Van-Mulder Sheet Metal revitalizes historic Hallidie Building
Hallidie Building, San Francisco
Architect: McGinnis Chen Associates
Contractor: Van-Mulder Sheet Metal Inc., Hayward, Calif.
When the innovative Hallidie Building of San Francisco needed restoration, the building’s owners called upon SMACNA contractor Van-Mulder Sheet Metal Inc. of Hayward, Calif., to restore it to its original glory.
Designed by architect Willis Polk and opened in 1918, the building’s revolutionary glass-curtain wall façade was one of the first in the United States. It became the progenitor of the modern glass-paned skyscrapers of today.
But by the turn of the 21st century, the building envelope, along with its Gothic ornamental elements, had badly deteriorated. Its blue paint and gold gilding had faded to a dull gray. Years of wear and tear and rain and water damage had corroded the seven-story building’s window housings and the structure was deemed unsafe.
During the building’s two-year restoration, Van-Mulder Sheet Metal repaired and strengthened the sheet metal components for the building’s ornamental balconies and wealth of architectural features. Van-Mulder carefully repaired and restored hundreds of cornice elements, dental blocks, pendant boxes, panel boxes, spires, arches, and frieze panels.
The existing cornice work had severely deteriorated and the city required that the restoration use as much of the original material as possible. Van-Mulder Sheet Metal restored the components used historically similar crimped galvanized steel along with zinc and lead for patching complex ornaments. Some of the metalwork was also strengthened using fiberglass.
The project required detailed recordkeeping, including identifying the specific location and condition of each of the numerous cornice elements. All cornice parts were removed from the building, catalogued, repaired or replicated, and then replaced.
Where restoration was not possible, Van-Mulder replicated the elements to exactly match the original.
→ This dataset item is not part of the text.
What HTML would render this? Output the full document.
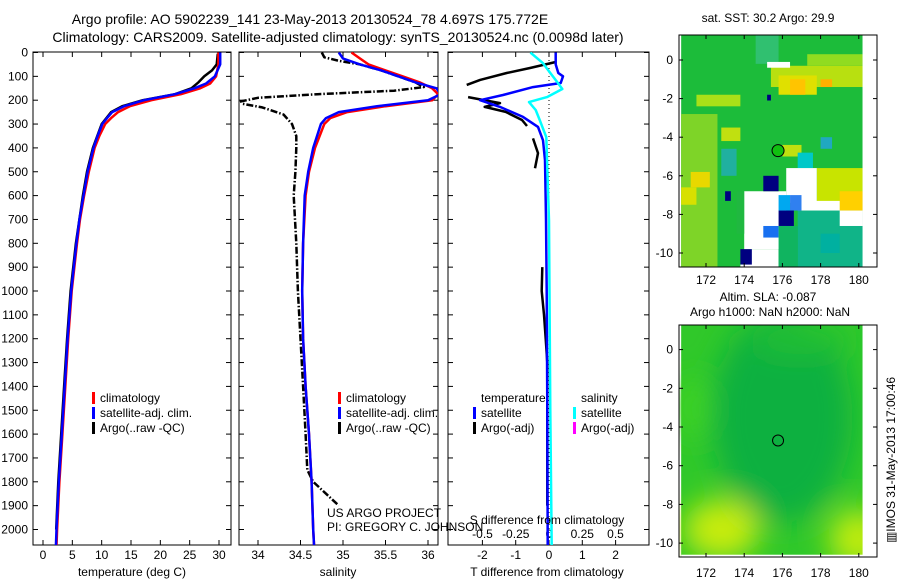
<!DOCTYPE html>
<html><head><meta charset="utf-8"><style>
body{margin:0;background:#fff}
svg{display:block;font-family:"Liberation Sans",sans-serif}
text{fill:#000}
</style></head><body>
<svg id="s" width="900" height="580" viewBox="0 0 900 580">
<defs>
<clipPath id="c1"><rect x="33" y="52" width="198" height="493"/></clipPath>
<clipPath id="c2"><rect x="239" y="52" width="199" height="493"/></clipPath>
<clipPath id="c3"><rect x="448" y="52" width="201" height="493"/></clipPath>
<clipPath id="cm1"><rect x="679" y="35" width="198" height="232"/></clipPath>
<clipPath id="cm2"><rect x="679" y="325" width="198" height="232"/></clipPath>
<filter id="blur" x="-50%" y="-50%" width="200%" height="200%"><feGaussianBlur stdDeviation="14"/></filter>
</defs>
<text x="310" y="24" font-size="14" text-anchor="middle">Argo profile: AO 5902239_141 23-May-2013 20130524_78 4.697S 175.772E</text>
<text x="338" y="42" font-size="14" text-anchor="middle">Climatology: CARS2009. Satellite-adjusted climatology: synTS_20130524.nc (0.0098d later)</text>
<g id="g1"></g>
<g id="g2"></g>
<g id="g3"></g>
<g id="m1"></g>
<g id="m2"></g>
<text x="768" y="22" font-size="12" text-anchor="middle">sat. SST: 30.2 Argo: 29.9</text>
<text x="768" y="301" font-size="12" text-anchor="middle">Altim. SLA: -0.087</text>
<text x="770" y="316" font-size="12" text-anchor="middle">Argo h1000: NaN h2000: NaN</text>
<text transform="translate(895,460) rotate(-90)" font-size="12" text-anchor="middle">▥IMOS 31-May-2013 17:00:46</text>
<text x="327" y="517" font-size="12">US ARGO PROJECT</text>
<text x="327" y="531" font-size="12">PI: GREGORY C. JOHNSON</text>
</svg>
<script>
// ---- data ----
const depthTicks=[0,100,200,300,400,500,600,700,800,900,1000,1100,1200,1300,1400,1500,1600,1700,1800,1900,2000];
const tempTicks=[0,5,10,15,20,25,30];
const salTicks=[34,34.5,35,35.5,36];
const salTickLabels=["34","34.5","35","35.5","36"];
const tdTicks=[-2,-1,0,1,2];
const sdTicks=[-0.5,-0.25,0,0.25,0.5];
const sdTickLabels=["-0.5","-0.25","0","0.25","0.5"];

const climTDepth=[0,50,100,130,150,175,200,225,250,275,300,350,400,500,600,700,800,1000,1200,1400,1600,1800,2000,2070];
const climT=[29.9,29.9,29.5,28.5,26.8,23.5,18.5,14.8,12.8,11.6,10.6,9.6,8.8,7.8,7.0,6.3,5.8,4.9,4.3,3.8,3.3,2.8,2.4,2.3];
const satT=[30.2,30.2,29.3,27.8,25.8,22.5,17.2,13.8,11.8,10.9,10.1,9.3,8.6,7.6,6.9,6.2,5.7,4.8,4.2,3.7,3.2,2.7,2.3,2.2];
const argoTDepth=[5,50,75,100,125,150,175,200,225,250,300,400,500,600,800,1000,1200,1400,1600,1800,2000];
const argoT=[29.8,29.6,28.8,27.5,26.5,25.3,22.5,17.0,13.5,11.6,10.0,8.5,7.5,6.8,5.6,4.7,4.1,3.6,3.1,2.6,2.25];

const climSDepth=[0,25,50,75,100,125,150,175,200,225,250,275,300,400,500,600,800,1000,1200,1400,1600,1800,2000,2070];
const climS=[35.1,35.2,35.3,35.5,35.7,35.9,36.05,36.12,36.05,35.5,35.05,34.85,34.78,34.67,34.6,34.56,34.53,34.52,34.53,34.56,34.6,34.63,34.65,34.66];
const satS=[34.95,35.0,35.2,35.45,35.65,35.85,36.1,36.15,36.0,35.4,34.95,34.8,34.74,34.65,34.59,34.55,34.53,34.52,34.53,34.56,34.6,34.63,34.65,34.66];
const argoSDepth=[0,20,35,50,75,100,125,145,160,175,190,205,215,230,260,300,350,400,500,600,800,1000,1200,1400,1600,1750,1800,1850,1900];
const argoS=[34.75,34.78,34.95,35.2,35.45,35.65,35.85,35.95,35.6,34.7,34.0,33.8,33.82,34.05,34.3,34.4,34.45,34.45,34.44,34.42,34.45,34.47,34.5,34.53,34.56,34.58,34.65,34.8,34.95];

const satTdDepth=[0,50,86,100,128,145,178,200,228,270,312,368,452,700,1000,1500,2070];
const satTd=[0.2,0.2,0.28,0.42,0.35,-0.48,-1.38,-2.07,-1.47,-0.78,-0.33,-0.18,-0.12,-0.09,-0.07,-0.05,-0.04];
const argoTdDepth=[40,65,86,115,136,160,187,212,228,249,283,308,340,360,422,485,520,900,1000,1100,1200,1300,1900];
const argoTd=[0.2,-0.57,-1.27,-2.07,-2.47,NaN,-2.43,-1.47,-1.93,-1.3,-0.81,-0.66,NaN,-0.48,-0.33,-0.42,NaN,-0.2,-0.22,-0.15,-0.1,-0.05,-0.05];
const satSdDepth=[0,45,86,123,153,187,208,241,283,355,704,1500,2070];
const satSd=[-0.14,-0.045,0.01,0.06,0.1,-0.015,-0.15,-0.1,-0.07,-0.02,0,0.01,0.02];

const lonTicks=[172,174,176,178,180];
const latTicks=[0,-2,-4,-6,-8,-10];
const argoLon=175.772, argoLat=-4.697;

// ---- helpers ----
const NS="http://www.w3.org/2000/svg";
function mk(p,tag,at,txt){const e=document.createElementNS(NS,tag);for(const k in at)e.setAttribute(k,at[k]);if(txt!==undefined)e.textContent=txt;p.appendChild(e);return e;}
const yD=d=>52.5+d*0.2385;
const xT=t=>43+t*5.867;
const xS=s=>258+(s-34)*85;
const xTd=t=>549+t*33.3;
const xSd=s=>549+s*133;
const lonX=l=>706+(l-172)*19.1;
const latY1=l=>60-l*19.3;
const latY2=l=>427-(l+4)*19.35;

function pathOf(depths,vals,fx){let d="",pen=false;for(let i=0;i<depths.length;i++){if(isNaN(vals[i])){pen=false;continue;}d+=(pen?"L":"M")+fx(vals[i]).toFixed(1)+","+yD(depths[i]).toFixed(1);pen=true;}return d;}

function frame(g,x0,x1,name){
  const r=mk(g,"rect",{x:x0,y:52,width:x1-x0,height:493,fill:"none",stroke:"#000","stroke-width":1});
  
  
}
function xticks(g,vals,labels,fx,x0,x1,ylab,name){
  vals.forEach((v,i)=>{const x=fx(v);
    mk(g,"line",{x1:x,x2:x,y1:545,y2:540,stroke:"#000"});mk(g,"line",{x1:x,x2:x,y1:52,y2:57,stroke:"#000"});
    if(ylab){const t=mk(g,"text",{x:x,y:ylab,"font-size":12,"text-anchor":"middle"},labels[i]);
      
      }
  });
}
function yticks(g,x0,x1,labels){
  depthTicks.forEach(d=>{const y=yD(d);
    mk(g,"line",{x1:x0,x2:x0+5,y1:y,y2:y,stroke:"#000"});mk(g,"line",{x1:x1,x2:x1-5,y1:y,y2:y,stroke:"#000"});
    if(labels){const t=mk(g,"text",{x:28,y:y+4,"font-size":12,"text-anchor":"end"},String(d));
      
      }
  });
}
function line(g,clip,depths,vals,fx,col,w,name,dash){
  const p=mk(g,"path",{d:pathOf(depths,vals,fx),fill:"none",stroke:col,"stroke-width":w,"clip-path":"url(#"+clip+")","stroke-linejoin":"round"});
  if(dash)p.setAttribute("stroke-dasharray",dash);
  
  
}
function legend(g,x,y,items){
  items.forEach((it,i)=>{const yy=y+i*15;
    if(it[1])mk(g,"rect",{x:x,y:yy-10,width:3,height:12,fill:it[1]});
    const t=mk(g,"text",{x:x+8,y:yy,"font-size":12},it[0]);
    
    
  });
}

// ---- panel 1 ----
const g1=document.getElementById("g1");
frame(g1,33,231,"temperature");
yticks(g1,33,231,true);
xticks(g1,tempTicks,tempTicks.map(String),xT,33,231,559,"temperature");
line(g1,"c1",argoTDepth,argoT,xT,"#000",2.5,"argo-temperature-line");
line(g1,"c1",climTDepth,climT,xT,"#f00",2.5,"climatology-temperature-line");
line(g1,"c1",climTDepth,satT,xT,"#00f",2.5,"satellite-temperature-line");
legend(g1,92,402,[["climatology","#f00"],["satellite-adj. clim.","#00f"],["Argo(..raw -QC)","#000"]]);
mk(g1,"text",{x:132,y:576,"font-size":12,"text-anchor":"middle"},"temperature (deg C)");

// ---- panel 2 ----
const g2=document.getElementById("g2");
frame(g2,239,438,"salinity");
yticks(g2,239,438,false);
xticks(g2,salTicks,salTickLabels,xS,239,438,559,"salinity");
line(g2,"c2",argoSDepth,argoS,xS,"#000",2.5,"argo-salinity-line","7,2,1.5,2");
line(g2,"c2",climSDepth,climS,xS,"#f00",2.5,"climatology-salinity-line");
line(g2,"c2",climSDepth,satS,xS,"#00f",2.5,"satellite-salinity-line");
legend(g2,338,402,[["climatology","#f00"],["satellite-adj. clim.","#00f"],["Argo(..raw -QC)","#000"]]);
mk(g2,"text",{x:338,y:576,"font-size":12,"text-anchor":"middle"},"salinity");

// ---- panel 3 ----
const g3=document.getElementById("g3");
frame(g3,448,649,"difference");
yticks(g3,448,649,false);
xticks(g3,tdTicks,tdTicks.map(String),xTd,448,649,559,"t-difference");
sdTicks.forEach((v,i)=>{const t=mk(g3,"text",{x:xSd(v),y:538,"font-size":12,"text-anchor":"middle"},sdTickLabels[i]);
  
  });
mk(g3,"line",{x1:xTd(0),x2:xTd(0),y1:52,y2:545,stroke:"#000","stroke-dasharray":"1,3"});
line(g3,"c3",argoTdDepth,argoTd,xTd,"#000",2.5,"argo-t-difference-line");
line(g3,"c3",satTdDepth,satTd,xTd,"#00f",2.5,"satellite-t-difference-line");
line(g3,"c3",satSdDepth,satSd,xSd,"#0ff",2.5,"satellite-s-difference-line");
legend(g3,473,402,[["temperature",null],["satellite","#00f"],["Argo(-adj)","#000"]]);
legend(g3,573,402,[["salinity",null],["satellite","#0ff"],["Argo(-adj)","#f0f"]]);
mk(g3,"text",{x:547,y:524,"font-size":12,"text-anchor":"middle"},"S difference from climatology");
mk(g3,"text",{x:547,y:576,"font-size":12,"text-anchor":"middle"},"T difference from climatology");

// ---- maps ----
function mapAxes(g,top,bot,latY,labY){
  const r=mk(g,"rect",{x:679,y:top,width:198,height:bot-top,fill:"none",stroke:"#000"});
  
  
  lonTicks.forEach(l=>{const x=lonX(l);mk(g,"line",{x1:x,x2:x,y1:top,y2:top+4,stroke:"#000"});mk(g,"line",{x1:x,x2:x,y1:bot,y2:bot-4,stroke:"#000"});
    const t=mk(g,"text",{x:x,y:labY,"font-size":12,"text-anchor":"middle"},String(l));
    
    });
  latTicks.forEach(l=>{const y=latY(l);mk(g,"line",{x1:679,x2:683,y1:y,y2:y,stroke:"#000"});mk(g,"line",{x1:877,x2:873,y1:y,y2:y,stroke:"#000"});
    const t=mk(g,"text",{x:673,y:y+4,"font-size":12,"text-anchor":"end"},String(l));
    
    });
}
function box(g,ly,lo0,lo1,la0,la1,col,clip){mk(g,"rect",{x:lonX(lo0),y:ly(la0),width:lonX(lo1)-lonX(lo0),height:ly(la1)-ly(la0),fill:col,"clip-path":"url(#"+clip+")"});}

const m1=document.getElementById("m1");
const sstPatches=[
 [170.7,180.2,1.3,-10.7,"#1cbc3a"],
 [170.7,172.6,-2.8,-10.7,"#7ed428"],[171.2,172.2,-5.8,-6.6,"#e8d800"],[170.7,171.5,-6.6,-7.5,"#d8e000"],
 [172.8,173.8,-3.5,-4.2,"#c0e010"],[171.5,173.8,-1.8,-2.4,"#a8e018"],
 [175.4,180.2,-0.3,-1.4,"#b8e010"],[175.8,177.8,-0.8,-1.8,"#e0e000"],[176.4,177.2,-1.0,-1.8,"#ffc400"],[178.0,178.6,-1.0,-1.4,"#ffb000"],
 [177.3,180.2,0.3,-0.3,"#90dc20"],
 [176.0,177.0,-4.4,-5.0,"#c0e010"],[176.8,177.6,-4.8,-5.6,"#00c8c8"],[178.0,178.6,-4.0,-4.6,"#20a8c0"],
 [177.8,180.2,-5.6,-7.8,"#c8e400"],[179.0,180.2,-6.8,-7.8,"#ffd000"],
 [176.8,180.2,-7.8,-10.7,"#10b488"],[178.0,179.0,-9.0,-10.0,"#00b0a0"],
 [172.8,173.6,-4.6,-6.0,"#20b0a0"],[174.6,175.8,1.3,-0.2,"#30c070"],
 [174.0,176.2,-6.8,-9.8,"#ffffff"],[176.2,177.8,-5.6,-7.4,"#ffffff"],[176.8,179.0,-7.3,-7.8,"#ffffff"],[179.0,180.2,-7.8,-8.6,"#ffffff"],
 [175.2,176.4,-0.1,-0.4,"#ffffff"],[180.2,181,1.3,-10.7,"#ffffff"],
 [174.0,175.8,-9.8,-10.7,"#ffffff"],
 [175.8,176.4,-7.0,-7.8,"#00a8f0"],[176.4,177.0,-7.0,-7.8,"#3080f0"],
 [175.0,175.8,-6.0,-6.8,"#000080"],[175.8,176.6,-7.8,-8.6,"#000080"],[173.8,174.4,-9.8,-10.6,"#000080"],[173.0,173.3,-6.8,-7.3,"#000080"],[175.2,175.4,-1.8,-2.1,"#000080"],
 [175.0,175.8,-8.6,-9.2,"#1870f0"],[175.8,176.8,-8.6,-10.7,"#10b460"],[173.6,174.0,-6.8,-9.0,"#20b840"],[173.8,174.0,-10.6,-10.7,"#ffffff"],
];
sstPatches.forEach(p=>box(m1,latY1,p[0],p[1],p[2],p[3],p[4],"cm1"));
const c1=mk(m1,"circle",{cx:lonX(argoLon),cy:latY1(argoLat),r:6,fill:"#10c010",stroke:"#000"});


mapAxes(m1,35,267,latY1,284);

const m2=document.getElementById("m2");
box(m2,latY2,170.7,180.2,1.3,-10.7,"#30c82a","cm2");
const blobs=[[176,-3.5,70,105,"#10b040"],[175.5,-6,45,40,"#08b040"],[172.8,-9.3,38,30,"#c8ec10"],[180,-9.8,30,30,"#c0ec10"],[171.3,-3,15,30,"#40d420"],[177,0.5,50,15,"#20c030"]];
const bg=mk(m2,"g",{"clip-path":"url(#cm2)"});
const bgi=mk(bg,"g",{filter:"url(#blur)"});
blobs.forEach(b=>mk(bgi,"ellipse",{cx:lonX(b[0]),cy:latY2(b[1]),rx:b[2],ry:b[3],fill:b[4]}));
box(m2,latY2,180.2,181,1.3,-10.7,"#fff","cm2");
box(m2,latY2,170.7,181,-10.6,-11,"#fff","cm2");
const c2=mk(m2,"circle",{cx:lonX(argoLon),cy:latY2(argoLat),r:5.5,fill:"none",stroke:"#000"});


mapAxes(m2,325,557,latY2,577);
</script>
</body></html>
The project required removal, repair and reinstallation of about 735 sheet metal and railing components.
The company even built a custom wood-turning lathe to turn the compound radius zinc cornice.
Considerable shop labor was required to fabricate the amazing number of architectural elements. They spent 8,500 man hours on the project.
Set in San Francisco’s Financial District, the building was constructed as an investment for the University of California at Berkeley. Its decorative metal was painted the school’s colors of blue and gold. The building was named in honor of San Francisco cable car pioneer Andrew Smith Hallidie, who also sat on the university’s Board.
Currently the office building houses the San Francisco chapters of the American Institute of Architects, AIGA (American Institute of Graphic Arts), the Center for Architecture and Design, and the Northern California Chapter of the U.S. Green Building Council.